There has been a lot of pressure and anticipation riding on the fact that this is Netflix’s first original African series, and has been marketed as such prior to the series’ actual production. Following the universal and overwhelming success of Black Panther, Queen Sono stands as one of the first major releases of African context being given a global push; with this turn being helmed by an African-born filmmaker and production company. Show director and scriptwriter, Kagiso Lediga has even stated how he felt it was important to give context to what the African perspective is with the series.

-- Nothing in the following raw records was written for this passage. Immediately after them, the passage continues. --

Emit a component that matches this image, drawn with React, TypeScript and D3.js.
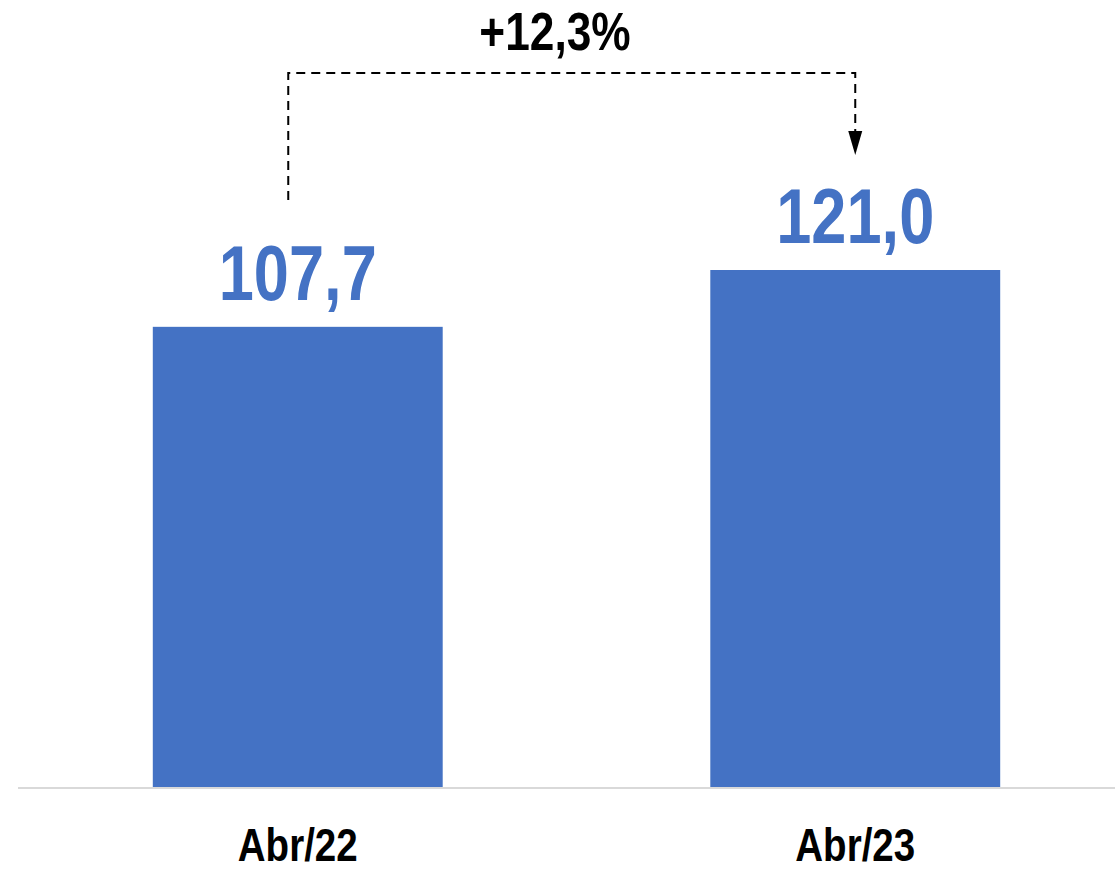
import React from "react";
import * as d3 from "d3";

const categories = ["Abr/22", "Abr/23"];
const values = [107.7, 121.0];
const valueLabels = ["107,7", "121,0"];
const changeLabel = "+12,3%";

const W = 1115;
const H = 869;
const FONT = "'Liberation Sans', Arial, sans-serif";
const BLUE = "#4472C4";
const NARROW = 0.82;

function NText(props: { x: number; y: number; size: number; fill: string; children: React.ReactNode }) {
  return (
    <text
      transform={`translate(${props.x},${props.y}) scale(${NARROW},1)`}
      textAnchor="middle"
      fontFamily={FONT}
      fontWeight="bold"
      fontSize={props.size}
      fill={props.fill}
    >
      {props.children}
    </text>
  );
}

export default function App() {
  const x = d3.scaleBand<string>().domain(categories).range([19, 1134]).paddingInner(0.48).paddingOuter(0.24);
  const y = d3.scaleLinear().domain([0, 121]).range([787, 270]);
  const bw = x.bandwidth();
  const c0 = (x(categories[0]) as number) + bw / 2;
  const c1 = (x(categories[1]) as number) + bw / 2;
  const lineY = 73;
  const leftX = c0 - 9.5;
  const arrowTip = 155;
  return (
    <svg width={W} height={H} style={{ position: "absolute", left: 0, top: 0, background: "#fff" }}>
      <line x1={18} x2={W} y1={788} y2={788} stroke="#d9d9d9" strokeWidth={2} />
      {categories.map((c, i) => (
        <g key={c}>
          <rect x={x(c)} y={y(values[i])} width={bw} height={y(0) - y(values[i])} fill={BLUE} />
          <NText x={(x(c) as number) + bw / 2} y={y(values[i]) - 27} size={77} fill={BLUE}>
            {valueLabels[i]}
          </NText>
          <NText x={(x(c) as number) + bw / 2} y={861} size={47} fill="#000">
            {c}
          </NText>
        </g>
      ))}
      <path d={`M${leftX},200 L${leftX},${lineY} L${c1},${lineY} L${c1},${arrowTip - 22}`} fill="none" stroke="#000" strokeWidth={2} strokeDasharray="9,6" />
      <path d={`M${c1 - 7},${arrowTip - 24} L${c1 + 7},${arrowTip - 24} L${c1},${arrowTip} Z`} fill="#000" />
      <NText x={555} y={50} size={54} fill="#000">
        {changeLabel}
      </NText>
    </svg>
  );
}
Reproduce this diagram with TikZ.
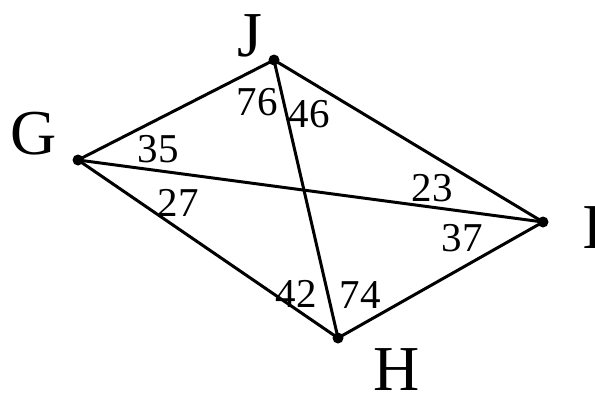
\documentclass[tikz,border=0pt]{standalone}
\usepackage{fontspec}
\setmainfont{Liberation Serif}
\usepackage{tikz}
\usetikzlibrary{
  arrows.meta,
  positioning
}
\tikzset{
  vertexdot/.style={
    circle,
    fill=black,
    inner sep=0pt,
    minimum size=11pt
  },
  vertexlabel/.style={font=\fontsize{64}{64}\selectfont,inner sep=0pt},
  anglelabel/.style={font=\fontsize{41}{41}\selectfont,inner sep=0pt},
  sideline/.style={line width=3pt,draw=black,shorten <=-1pt,shorten >=-1pt}
}
\begin{document}
\begin{tikzpicture}[x=1pt,y=-1pt]
  \useasboundingbox (0,0) rectangle (595,399);
  \node[vertexdot] (G) at (78,160) {};
  \node[vertexdot] (J) at (274,60) {};
  \node[vertexdot] (I) at (543,222) {};
  \node[vertexdot] (H) at (338,338) {};

  \node[vertexlabel] (labG) at (34,134) {G};
  \node[vertexlabel] (labJ) at (250,36) {J};
  \node[vertexlabel] (labI) at (593,228) {I};
  \node[vertexlabel] (labH) at (397,370) {H};

  \draw[sideline] (G) -- (J);
  \draw[sideline] (J) -- (I);
  \draw[sideline] (I) -- (H);
  \draw[sideline] (H) -- (G);
  \draw[sideline] (G) -- (I);
  \draw[sideline] (J) -- (H);

  \node[anglelabel] (angGJ) at (158,149) {35};
  \node[anglelabel] (angGH) at (178,203) {27};
  \node[anglelabel] (angJG) at (257,102) {76};
  \node[anglelabel] (angJI) at (309,114) {46};
  \node[anglelabel] (angIJ) at (432,188) {23};
  \node[anglelabel] (angIH) at (462,238) {37};
  \node[anglelabel] (angHG) at (296,294) {42};
  \node[anglelabel] (angHI) at (360,295) {74};
\end{tikzpicture}
\end{document}
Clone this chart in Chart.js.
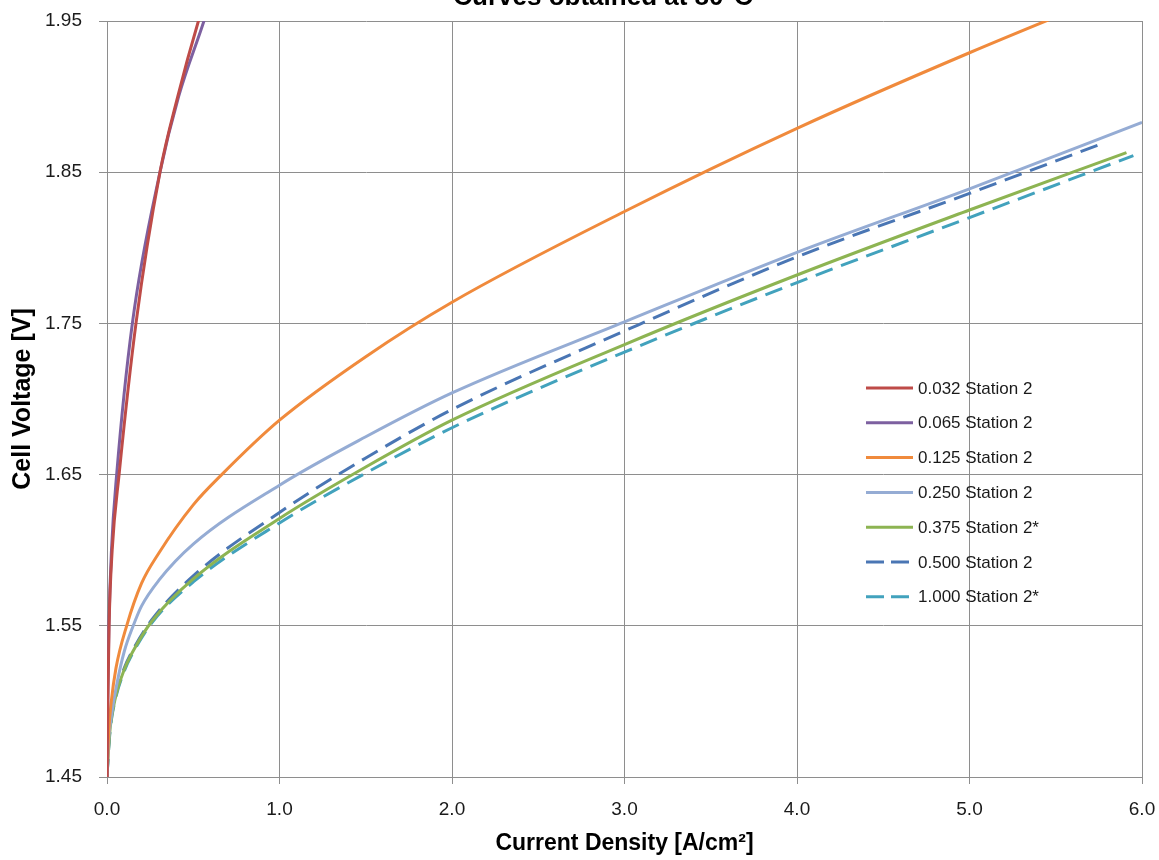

Given just 6 episodes, Queen Sono had the surmounting task of juggling multiple sensibilities that included; 1) representing cornerstones from a wide-ranging continent, 2) giving a somewhat educational introduction to diaspora and international audiences, 3) showing Africans what an indigenous production can look like at scale and most importantly 4) balancing the aforementioned whilst providing an entertaining show. Queen Sono manages to pull that off whilst under the lens of a niche genre. Whilst the show isn’t without teething problems, its scale and pure ambition serve as a comprehensive introduction not only for itself with future seasons, but for other epic African originals to either build from or subvert with.

Watching Queen Sono this past weekend has been nothing short of exciting in getting to witness such bold and expansive storytelling at such scale. As a dreaming creative, Queen Sono teases a world in which the next generation aren’t as burdened by financial constraint in pursuit of their creative endeavors; where wild and somewhat niche content has hope in living. A world where great stories can be told from anywhere in the world to everywhere in the world. Queen Sono is a bold and necessary step in continuing to make that world a consistent reality.